DATASET ENTRIES:
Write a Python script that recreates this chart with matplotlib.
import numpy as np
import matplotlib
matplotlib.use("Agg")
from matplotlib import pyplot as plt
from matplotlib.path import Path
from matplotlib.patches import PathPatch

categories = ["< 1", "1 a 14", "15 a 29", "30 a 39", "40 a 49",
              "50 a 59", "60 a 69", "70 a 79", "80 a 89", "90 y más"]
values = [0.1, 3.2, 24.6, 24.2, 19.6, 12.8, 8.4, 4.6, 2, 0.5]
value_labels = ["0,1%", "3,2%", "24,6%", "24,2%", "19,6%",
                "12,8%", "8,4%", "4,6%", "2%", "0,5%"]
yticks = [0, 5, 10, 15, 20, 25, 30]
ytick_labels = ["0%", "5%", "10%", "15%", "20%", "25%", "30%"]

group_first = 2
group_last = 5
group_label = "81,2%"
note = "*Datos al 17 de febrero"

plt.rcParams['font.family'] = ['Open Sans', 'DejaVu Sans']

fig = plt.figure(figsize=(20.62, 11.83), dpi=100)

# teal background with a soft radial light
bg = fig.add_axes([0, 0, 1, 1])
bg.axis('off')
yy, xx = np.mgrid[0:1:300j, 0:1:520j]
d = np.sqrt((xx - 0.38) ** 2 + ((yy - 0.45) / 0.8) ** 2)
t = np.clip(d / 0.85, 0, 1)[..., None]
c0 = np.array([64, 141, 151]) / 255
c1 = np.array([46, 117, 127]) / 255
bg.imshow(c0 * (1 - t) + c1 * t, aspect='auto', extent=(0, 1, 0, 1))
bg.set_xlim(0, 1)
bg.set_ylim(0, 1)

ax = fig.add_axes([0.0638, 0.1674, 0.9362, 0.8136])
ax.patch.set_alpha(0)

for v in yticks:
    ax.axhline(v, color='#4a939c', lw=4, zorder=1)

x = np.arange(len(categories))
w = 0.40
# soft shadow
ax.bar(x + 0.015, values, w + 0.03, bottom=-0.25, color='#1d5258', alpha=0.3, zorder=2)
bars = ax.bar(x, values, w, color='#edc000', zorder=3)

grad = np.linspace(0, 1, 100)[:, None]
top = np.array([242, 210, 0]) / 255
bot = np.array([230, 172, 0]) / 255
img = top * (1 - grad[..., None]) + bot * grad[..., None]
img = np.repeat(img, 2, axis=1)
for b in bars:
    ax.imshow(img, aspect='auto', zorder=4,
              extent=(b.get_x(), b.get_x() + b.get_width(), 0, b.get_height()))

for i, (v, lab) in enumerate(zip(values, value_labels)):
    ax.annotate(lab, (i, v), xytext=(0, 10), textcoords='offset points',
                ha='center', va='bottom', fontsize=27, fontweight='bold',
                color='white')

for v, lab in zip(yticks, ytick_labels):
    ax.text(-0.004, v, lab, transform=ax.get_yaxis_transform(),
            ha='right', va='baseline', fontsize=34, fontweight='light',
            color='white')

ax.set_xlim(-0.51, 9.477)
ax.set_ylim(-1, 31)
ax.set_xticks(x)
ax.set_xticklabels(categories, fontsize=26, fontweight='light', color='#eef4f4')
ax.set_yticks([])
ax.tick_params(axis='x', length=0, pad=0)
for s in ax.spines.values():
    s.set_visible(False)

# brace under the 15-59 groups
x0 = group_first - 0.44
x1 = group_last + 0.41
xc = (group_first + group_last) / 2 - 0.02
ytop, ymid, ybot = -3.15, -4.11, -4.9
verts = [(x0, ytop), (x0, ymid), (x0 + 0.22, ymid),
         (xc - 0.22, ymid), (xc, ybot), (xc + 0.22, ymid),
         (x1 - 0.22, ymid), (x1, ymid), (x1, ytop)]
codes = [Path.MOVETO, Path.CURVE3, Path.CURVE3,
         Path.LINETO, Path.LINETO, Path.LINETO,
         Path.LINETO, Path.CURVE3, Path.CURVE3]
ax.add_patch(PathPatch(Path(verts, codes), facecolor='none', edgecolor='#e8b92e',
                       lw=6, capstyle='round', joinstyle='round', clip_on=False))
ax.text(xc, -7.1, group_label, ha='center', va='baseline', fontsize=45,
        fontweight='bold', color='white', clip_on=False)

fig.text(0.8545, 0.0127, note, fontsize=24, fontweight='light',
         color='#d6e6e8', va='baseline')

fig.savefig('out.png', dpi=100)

---

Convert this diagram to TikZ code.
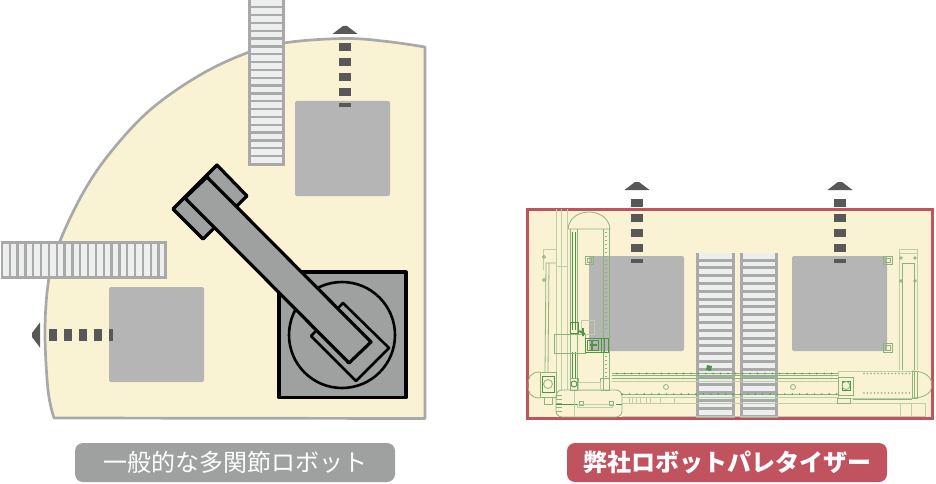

==

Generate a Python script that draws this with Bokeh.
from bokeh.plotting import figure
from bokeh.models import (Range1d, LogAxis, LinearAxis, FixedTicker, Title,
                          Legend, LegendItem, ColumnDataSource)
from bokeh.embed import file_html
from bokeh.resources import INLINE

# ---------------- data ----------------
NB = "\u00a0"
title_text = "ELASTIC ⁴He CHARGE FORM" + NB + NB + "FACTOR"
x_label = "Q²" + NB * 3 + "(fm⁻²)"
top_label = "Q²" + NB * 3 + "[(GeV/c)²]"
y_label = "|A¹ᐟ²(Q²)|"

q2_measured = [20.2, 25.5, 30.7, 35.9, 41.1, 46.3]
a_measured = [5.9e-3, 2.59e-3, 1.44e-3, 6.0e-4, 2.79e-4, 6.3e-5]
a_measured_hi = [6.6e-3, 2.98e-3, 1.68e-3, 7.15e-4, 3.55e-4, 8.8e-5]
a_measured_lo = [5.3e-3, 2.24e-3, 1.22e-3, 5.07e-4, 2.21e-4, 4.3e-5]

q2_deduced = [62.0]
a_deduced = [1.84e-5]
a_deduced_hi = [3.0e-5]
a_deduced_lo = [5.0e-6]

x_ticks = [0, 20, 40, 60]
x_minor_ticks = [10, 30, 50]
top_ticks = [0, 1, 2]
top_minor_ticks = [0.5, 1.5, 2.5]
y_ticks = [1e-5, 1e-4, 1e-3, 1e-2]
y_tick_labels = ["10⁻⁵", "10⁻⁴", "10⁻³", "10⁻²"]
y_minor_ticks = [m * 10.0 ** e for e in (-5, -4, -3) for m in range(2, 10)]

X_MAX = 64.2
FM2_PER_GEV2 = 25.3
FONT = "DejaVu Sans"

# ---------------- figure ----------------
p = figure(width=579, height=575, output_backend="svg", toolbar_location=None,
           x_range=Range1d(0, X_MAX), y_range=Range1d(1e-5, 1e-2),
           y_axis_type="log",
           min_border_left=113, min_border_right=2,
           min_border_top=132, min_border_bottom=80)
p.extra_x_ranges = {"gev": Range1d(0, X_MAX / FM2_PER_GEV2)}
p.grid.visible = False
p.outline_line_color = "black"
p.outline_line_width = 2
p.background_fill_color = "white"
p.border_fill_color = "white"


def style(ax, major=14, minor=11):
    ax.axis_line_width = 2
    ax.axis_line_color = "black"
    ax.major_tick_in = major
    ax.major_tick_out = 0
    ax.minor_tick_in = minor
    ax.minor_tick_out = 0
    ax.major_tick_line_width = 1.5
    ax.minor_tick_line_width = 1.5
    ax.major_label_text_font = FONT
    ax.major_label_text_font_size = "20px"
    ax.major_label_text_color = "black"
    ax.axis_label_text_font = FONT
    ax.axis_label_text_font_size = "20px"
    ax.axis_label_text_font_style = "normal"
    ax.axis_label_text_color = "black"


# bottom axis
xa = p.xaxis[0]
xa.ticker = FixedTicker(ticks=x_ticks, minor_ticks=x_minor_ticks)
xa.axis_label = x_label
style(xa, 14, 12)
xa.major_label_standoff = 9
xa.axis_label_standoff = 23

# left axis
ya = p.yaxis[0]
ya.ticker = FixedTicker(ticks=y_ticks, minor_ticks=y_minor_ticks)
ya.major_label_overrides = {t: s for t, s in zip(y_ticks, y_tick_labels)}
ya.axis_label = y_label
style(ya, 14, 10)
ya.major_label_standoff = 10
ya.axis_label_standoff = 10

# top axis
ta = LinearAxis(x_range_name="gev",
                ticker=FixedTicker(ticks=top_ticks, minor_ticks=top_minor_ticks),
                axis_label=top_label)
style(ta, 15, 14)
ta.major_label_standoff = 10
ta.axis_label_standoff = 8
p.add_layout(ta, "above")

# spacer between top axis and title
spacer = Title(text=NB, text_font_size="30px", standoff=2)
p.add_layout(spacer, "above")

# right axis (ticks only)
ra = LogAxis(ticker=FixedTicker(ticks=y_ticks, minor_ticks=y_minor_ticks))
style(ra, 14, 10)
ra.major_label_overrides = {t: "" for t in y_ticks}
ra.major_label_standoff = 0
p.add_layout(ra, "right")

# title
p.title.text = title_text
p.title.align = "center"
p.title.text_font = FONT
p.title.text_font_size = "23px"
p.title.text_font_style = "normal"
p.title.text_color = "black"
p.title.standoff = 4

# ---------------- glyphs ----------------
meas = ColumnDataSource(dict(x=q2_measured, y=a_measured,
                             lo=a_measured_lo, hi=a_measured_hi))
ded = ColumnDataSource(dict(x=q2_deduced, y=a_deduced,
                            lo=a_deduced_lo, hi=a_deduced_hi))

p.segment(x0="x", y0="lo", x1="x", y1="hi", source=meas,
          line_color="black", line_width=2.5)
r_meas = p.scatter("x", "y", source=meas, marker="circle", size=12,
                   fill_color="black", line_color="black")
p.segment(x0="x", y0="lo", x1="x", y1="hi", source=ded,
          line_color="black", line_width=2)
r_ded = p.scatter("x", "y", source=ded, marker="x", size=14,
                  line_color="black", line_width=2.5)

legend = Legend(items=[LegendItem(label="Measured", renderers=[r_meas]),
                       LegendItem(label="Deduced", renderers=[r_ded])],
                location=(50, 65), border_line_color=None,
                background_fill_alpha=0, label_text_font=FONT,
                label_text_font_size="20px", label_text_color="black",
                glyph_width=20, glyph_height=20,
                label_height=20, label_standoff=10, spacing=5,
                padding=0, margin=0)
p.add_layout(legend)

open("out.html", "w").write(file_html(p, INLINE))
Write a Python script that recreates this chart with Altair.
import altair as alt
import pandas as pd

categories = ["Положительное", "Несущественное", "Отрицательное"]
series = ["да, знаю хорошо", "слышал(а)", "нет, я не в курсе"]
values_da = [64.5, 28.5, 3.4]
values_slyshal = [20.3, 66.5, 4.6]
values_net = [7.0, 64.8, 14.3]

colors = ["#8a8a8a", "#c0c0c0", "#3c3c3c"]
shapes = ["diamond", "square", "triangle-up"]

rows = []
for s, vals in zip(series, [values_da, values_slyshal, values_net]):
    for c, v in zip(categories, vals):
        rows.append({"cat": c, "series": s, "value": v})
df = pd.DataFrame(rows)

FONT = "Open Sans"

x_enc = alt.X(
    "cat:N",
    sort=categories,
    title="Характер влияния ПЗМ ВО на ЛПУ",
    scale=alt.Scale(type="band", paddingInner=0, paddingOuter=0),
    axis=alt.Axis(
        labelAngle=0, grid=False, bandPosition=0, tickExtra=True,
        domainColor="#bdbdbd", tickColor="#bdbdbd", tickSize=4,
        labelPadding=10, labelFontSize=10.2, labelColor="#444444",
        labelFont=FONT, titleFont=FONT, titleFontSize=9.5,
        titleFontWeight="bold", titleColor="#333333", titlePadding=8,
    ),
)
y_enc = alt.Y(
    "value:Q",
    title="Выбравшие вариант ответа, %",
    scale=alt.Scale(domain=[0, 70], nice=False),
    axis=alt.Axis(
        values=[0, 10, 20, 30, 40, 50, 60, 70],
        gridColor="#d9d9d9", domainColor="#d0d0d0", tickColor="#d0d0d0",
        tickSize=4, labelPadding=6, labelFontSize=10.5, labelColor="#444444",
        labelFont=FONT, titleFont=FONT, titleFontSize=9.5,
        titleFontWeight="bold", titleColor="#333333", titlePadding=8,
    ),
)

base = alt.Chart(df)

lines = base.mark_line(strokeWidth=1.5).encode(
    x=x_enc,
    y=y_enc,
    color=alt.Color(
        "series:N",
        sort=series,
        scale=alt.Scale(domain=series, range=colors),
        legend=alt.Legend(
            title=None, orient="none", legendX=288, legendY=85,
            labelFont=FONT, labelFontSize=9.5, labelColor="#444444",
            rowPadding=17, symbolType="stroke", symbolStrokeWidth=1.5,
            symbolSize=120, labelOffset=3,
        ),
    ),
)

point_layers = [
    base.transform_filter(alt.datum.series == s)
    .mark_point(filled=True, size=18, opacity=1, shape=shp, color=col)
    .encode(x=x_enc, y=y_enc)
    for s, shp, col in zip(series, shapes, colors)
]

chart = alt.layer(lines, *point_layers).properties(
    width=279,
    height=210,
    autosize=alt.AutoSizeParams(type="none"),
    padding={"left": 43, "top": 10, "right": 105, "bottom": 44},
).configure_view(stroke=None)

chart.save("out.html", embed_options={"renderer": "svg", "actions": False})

EXERCISE GOAL: Nothing beyond the required lines should be retyped: start with the line that contains "Write a Python script that recreates this chart with matplotlib." and finish with the line that contains "bars = ax.bar(x, values, w, color='#edc000', zorder=3)".

RESPONSE BELOW:
Write a Python script that recreates this chart with matplotlib.
import numpy as np
import matplotlib
matplotlib.use("Agg")
from matplotlib import pyplot as plt
from matplotlib.path import Path
from matplotlib.patches import PathPatch

categories = ["< 1", "1 a 14", "15 a 29", "30 a 39", "40 a 49",
              "50 a 59", "60 a 69", "70 a 79", "80 a 89", "90 y más"]
values = [0.1, 3.2, 24.6, 24.2, 19.6, 12.8, 8.4, 4.6, 2, 0.5]
value_labels = ["0,1%", "3,2%", "24,6%", "24,2%", "19,6%",
                "12,8%", "8,4%", "4,6%", "2%", "0,5%"]
yticks = [0, 5, 10, 15, 20, 25, 30]
ytick_labels = ["0%", "5%", "10%", "15%", "20%", "25%", "30%"]

group_first = 2
group_last = 5
group_label = "81,2%"
note = "*Datos al 17 de febrero"

plt.rcParams['font.family'] = ['Open Sans', 'DejaVu Sans']

fig = plt.figure(figsize=(20.62, 11.83), dpi=100)

# teal background with a soft radial light
bg = fig.add_axes([0, 0, 1, 1])
bg.axis('off')
yy, xx = np.mgrid[0:1:300j, 0:1:520j]
d = np.sqrt((xx - 0.38) ** 2 + ((yy - 0.45) / 0.8) ** 2)
t = np.clip(d / 0.85, 0, 1)[..., None]
c0 = np.array([64, 141, 151]) / 255
c1 = np.array([46, 117, 127]) / 255
bg.imshow(c0 * (1 - t) + c1 * t, aspect='auto', extent=(0, 1, 0, 1))
bg.set_xlim(0, 1)
bg.set_ylim(0, 1)

ax = fig.add_axes([0.0638, 0.1674, 0.9362, 0.8136])
ax.patch.set_alpha(0)

for v in yticks:
    ax.axhline(v, color='#4a939c', lw=4, zorder=1)

x = np.arange(len(categories))
w = 0.40
# soft shadow
ax.bar(x + 0.015, values, w + 0.03, bottom=-0.25, color='#1d5258', alpha=0.3, zorder=2)
bars = ax.bar(x, values, w, color='#edc000', zorder=3)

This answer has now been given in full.